In my notes on Markov processes there are three apparently equivalent formulations of the Markov property for a Markov process (continuous time $\mathbb{R}_+$, Polish state space $(S,d)$with Borel $\sigma$-algebra $\mathcal{B}(S)$). Let $(\Omega,\mathcal{F},(\mathcal{F_t})_{t\geq 0},\mathbb{P})$ a filtered probability space.
One being the definition: $X = (X_t)_{t\geq 0}:\Omega\to S^{\mathbb{R}_+}$ is a Markov process, if $\forall s,t\geq 0\forall A\in\mathcal{B}(S)$: $\mathbb{P}(X_{s+t}\in A|\mathcal{F}_s) = \mathbb{P}(X_{s+t}\in A|X_s)$ almost surely.
The second is: For $s,t$ and $A$ as above, $\mu$ some initial distribution and $f:S\to\mathbb{R}$ measurable and bounded: $\mathbb{E}_\mu(f(X_{s+t})|\mathcal{F}_s) = \mathbb{E}_{X_s}(f(X_t))$ $\mathbb{P}_\mu$-a.s.
The third is: $Law_\mu((X_{s+t})_{t\geq 0}|\mathcal{F}_s) = Law_{X_s}((X_t)_{t\geq 0})$ $\mathcal{P}_\mu$-a.s.
I know how to show the equivalence of the first and second version, but I am struggling to show, that the first and second implie the third version. My approach was to use the fact, that the law of a Markov process is characterised by the finite-dimensional distributions, so it suffices to show: $\forall 0=t_0<t_1<\ldots<t_n$, $n\in\mathbb{N}$ and $\forall A_0,\ldots,A_n\in\mathcal{B}(S)$: $\mathbb{P}_\mu(X_{s+t_0}\in A_0,\ldots,X_{s+t_n}\in A_n|\mathcal{F}_s) = \mathbb{P}_{X_s}(X_0\in A_0,X_{t_1}\in A_1,\ldots,X_{t_n}\in A_n)$ $\mathbb{P}_\mu$-a.s.

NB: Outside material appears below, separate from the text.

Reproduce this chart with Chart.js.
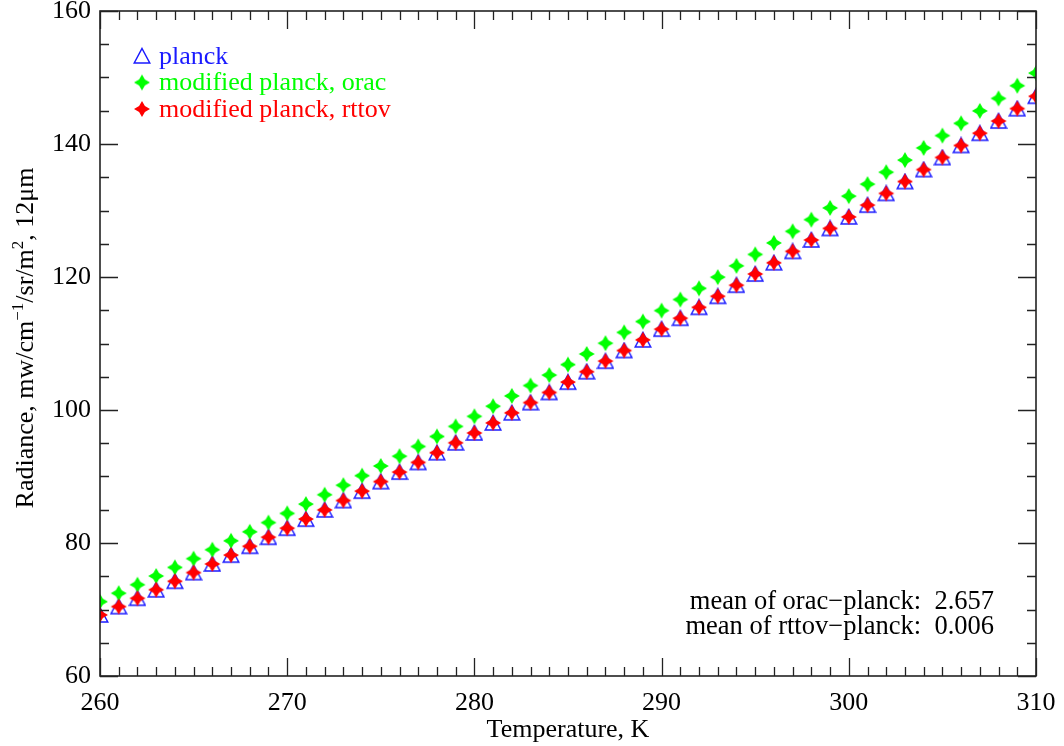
<!DOCTYPE html>
<html>
<head>
<meta charset="utf-8">
<script src="https://cdn.jsdelivr.net/npm/chart.js@4.4.1/dist/chart.umd.min.js"></script>
<style>
  html, body { margin: 0; padding: 0; background: #fff; }
</style>
</head>
<body>
<canvas id="radiance" width="1064" height="746"></canvas>
<script>
// temperatures, K
const temperatures = [
  260, 261, 262, 263, 264, 265, 266, 267, 268, 269,
  270, 271, 272, 273, 274, 275, 276, 277, 278, 279,
  280, 281, 282, 283, 284, 285, 286, 287, 288, 289,
  290, 291, 292, 293, 294, 295, 296, 297, 298, 299,
  300, 301, 302, 303, 304, 305, 306, 307, 308, 309,
  310
];

// radiance values
const planck = [
  69.18, 70.43, 71.69, 72.96, 74.24, 75.54, 76.85, 78.17, 79.51, 80.86,
  82.22, 83.59, 84.98, 86.38, 87.80, 89.22, 90.66, 92.11, 93.58, 95.06,
  96.55, 98.05, 99.57, 101.10, 102.64, 104.19, 105.76, 107.34, 108.94, 110.54,
  112.16, 113.79, 115.44, 117.09, 118.76, 120.45, 122.14, 123.85, 125.57, 127.30,
  129.04, 130.80, 132.57, 134.35, 136.15, 137.96, 139.78, 141.61, 143.45, 145.31,
  147.18
];

const orac = [
  71.18, 72.45, 73.73, 75.03, 76.33, 77.65, 78.99, 80.33, 81.69, 83.07,
  84.45, 85.85, 87.26, 88.69, 90.13, 91.58, 93.05, 94.52, 96.02, 97.53,
  99.05, 100.57, 102.12, 103.68, 105.25, 106.83, 108.43, 110.04, 111.67, 113.30,
  114.95, 116.61, 118.29, 119.98, 121.68, 123.40, 125.13, 126.87, 128.62, 130.39,
  132.16, 133.96, 135.76, 137.58, 139.41, 141.26, 143.11, 144.98, 146.86, 148.76,
  150.66
];

const rttov = [
  69.19, 70.44, 71.69, 72.97, 74.24, 75.55, 76.85, 78.18, 79.51, 80.87,
  82.22, 83.60, 84.98, 86.39, 87.80, 89.23, 90.66, 92.12, 93.58, 95.07,
  96.55, 98.06, 99.57, 101.11, 102.64, 104.20, 105.76, 107.35, 108.94, 110.55,
  112.16, 113.80, 115.44, 117.10, 118.76, 120.46, 122.14, 123.86, 125.57, 127.31,
  129.04, 130.81, 132.57, 134.36, 136.15, 137.97, 139.78, 141.62, 143.45, 145.32,
  147.18
];

const seriesNames = ['planck', 'modified planck, orac', 'modified planck, rttov'];
const statLines = ['mean of orac\u2212planck:  2.657', 'mean of rttov\u2212planck:  0.006'];

const BLUE = '#1a1aff';
const GREEN = '#00ff00';
const RED = '#ff0000';
const FONT = "'Liberation Serif', 'Times New Roman', serif";

// marker images
function makeTriangle(color) {
    const c = document.createElement('canvas');
    c.width = 18; c.height = 18;
    const g = c.getContext('2d');
    g.strokeStyle = color;
    g.lineWidth = 1.5;
    g.beginPath();
    g.moveTo(9, 1.5);
    g.lineTo(16.8, 16);
    g.lineTo(1.2, 16);
    g.closePath();
    g.stroke();
    return c;
}

function makeStar(color) {
    const c = document.createElement('canvas');
    c.width = 18; c.height = 18;
    const g = c.getContext('2d');
    const cx = 9, cy = 9, r = 8, k = 2.9;
    g.fillStyle = color;
    g.beginPath();
    g.moveTo(cx, cy - r);
    g.lineTo(cx + k, cy - k);
    g.lineTo(cx + r, cy);
    g.lineTo(cx + k, cy + k);
    g.lineTo(cx, cy + r);
    g.lineTo(cx - k, cy + k);
    g.lineTo(cx - r, cy);
    g.lineTo(cx - k, cy - k);
    g.closePath();
    g.fill();
    return c;
}

const triangleBlue = makeTriangle(BLUE);
const starGreen = makeStar(GREEN);
const starRed = makeStar(RED);

const toPoints = (ys) => temperatures.map((t, i) => ({ x: t, y: ys[i] }));

// frame with inward ticks, legend, stats and y title
const idlFrame = {
    id: 'idlFrame',
    afterDatasetsDraw(chart) {
        const { ctx, chartArea: a, scales: { x, y } } = chart;
        ctx.save();
        ctx.strokeStyle = '#222';
        ctx.lineWidth = 1.6;
        ctx.strokeRect(a.left, a.top, a.right - a.left, a.bottom - a.top);

        ctx.lineWidth = 1.3;
        ctx.beginPath();
        for (let v = 260; v <= 310; v += 1) {
            const px = Math.round(x.getPixelForValue(v)) + 0.5;
            const len = v % 10 === 0 ? 18 : 9;
            ctx.moveTo(px, a.bottom); ctx.lineTo(px, a.bottom - len);
            ctx.moveTo(px, a.top); ctx.lineTo(px, a.top + len);
        }
        for (let v = 60; v <= 160; v += 5) {
            const py = Math.round(y.getPixelForValue(v)) + 0.5;
            const len = v % 20 === 0 ? 18 : 9;
            ctx.moveTo(a.left, py); ctx.lineTo(a.left + len, py);
            ctx.moveTo(a.right, py); ctx.lineTo(a.right - len, py);
        }
        ctx.stroke();

        // legend
        const symbols = [triangleBlue, starGreen, starRed];
        const colors = [BLUE, GREEN, RED];
        ctx.font = '26px ' + FONT;
        ctx.textBaseline = 'middle';
        ctx.textAlign = 'left';
        seriesNames.forEach((name, i) => {
            const ly = 56 + i * 26.5;
            const s = symbols[i];
            ctx.drawImage(s, 142 - s.width / 2, ly - s.height / 2);
            ctx.fillStyle = colors[i];
            ctx.fillText(name, 159, ly + 1);
        });

        // stats
        ctx.fillStyle = '#000';
        ctx.textAlign = 'right';
        ctx.font = '26.5px ' + FONT;
        statLines.forEach((line, i) => {
            ctx.fillText(line, 994, 602 + i * 25.5);
        });

        // y title with superscripts
        ctx.translate(33, 338);
        ctx.rotate(-Math.PI / 2);
        ctx.textAlign = 'left';
        ctx.textBaseline = 'alphabetic';
        const parts = [
            ['Radiance, mw/cm', false],
            ['\u22121', true],
            ['/sr/m', false],
            ['2', true],
            [', 12\u03bcm', false]
        ];
        const fontFor = (sup) => (sup ? '17px ' : '26px ') + FONT;
        let total = 0;
        parts.forEach(([t, sup]) => { ctx.font = fontFor(sup); total += ctx.measureText(t).width; });
        let cx = -total / 2;
        parts.forEach(([t, sup]) => {
            ctx.font = fontFor(sup);
            ctx.fillText(t, cx, sup ? -10 : 0);
            cx += ctx.measureText(t).width;
        });
        ctx.restore();

        // x title
        ctx.save();
        ctx.font = '26px ' + FONT;
        ctx.fillStyle = '#000';
        ctx.textAlign = 'center';
        ctx.textBaseline = 'middle';
        ctx.fillText('Temperature, K', (a.left + a.right) / 2, 730);
        ctx.restore();
    }
};

new Chart(document.getElementById('radiance'), {
    type: 'scatter',
    data: {
        datasets: [
            {
                label: seriesNames[0],
                data: toPoints(planck),
                pointStyle: triangleBlue,
                order: 3,
                clip: 0
            },
            {
                label: seriesNames[1],
                data: toPoints(orac),
                pointStyle: starGreen,
                order: 2,
                clip: 0
            },
            {
                label: seriesNames[2],
                data: toPoints(rttov),
                pointStyle: starRed,
                order: 1,
                clip: 0
            }
        ]
    },
    options: {
        responsive: false,
        animation: false,
        devicePixelRatio: 1,
        layout: { padding: { left: 0, right: 28, top: 11, bottom: 0 } },
        plugins: {
            legend: { display: false },
            tooltip: { enabled: false }
        },
        scales: {
            x: {
                type: 'linear',
                min: 260,
                max: 310,
                grid: { display: false, drawTicks: false },
                border: { display: false },
                ticks: {
                    stepSize: 10,
                    padding: 12,
                    color: '#000',
                    font: { family: FONT, size: 26 },
                    maxRotation: 0
                },
                afterFit(scale) {
                    scale.height = 70;
                    scale.paddingLeft = 0;
                    scale.paddingRight = 0;
                }
            },
            y: {
                type: 'linear',
                min: 60,
                max: 160,
                grid: { display: false, drawTicks: false },
                border: { display: false },
                ticks: {
                    stepSize: 20,
                    padding: 9,
                    color: '#000',
                    font: { family: FONT, size: 26 }
                },
                afterFit(scale) {
                    scale.width = 100;
                    scale.paddingTop = 0;
                    scale.paddingBottom = 0;
                }
            }
        }
    },
    plugins: [idlFrame]
});
</script>
</body>
</html>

I tried to write the lefthand conditional probability as a conditional expectation and then somehow iteratively use tower property and the second version of Markov property, but I don't get there. I don't know how to remove the conditioning to then somehow get something like on the righthand side.
I hope somebody can enlighten me :)
SOLUTION: I actually found an answer to the question in Achim Klenkes book on probability theory, theorem 17.9. I guess, in the above it was missing, that for the formulation in law one needs the homogeneous Markov property instead of just the normal one.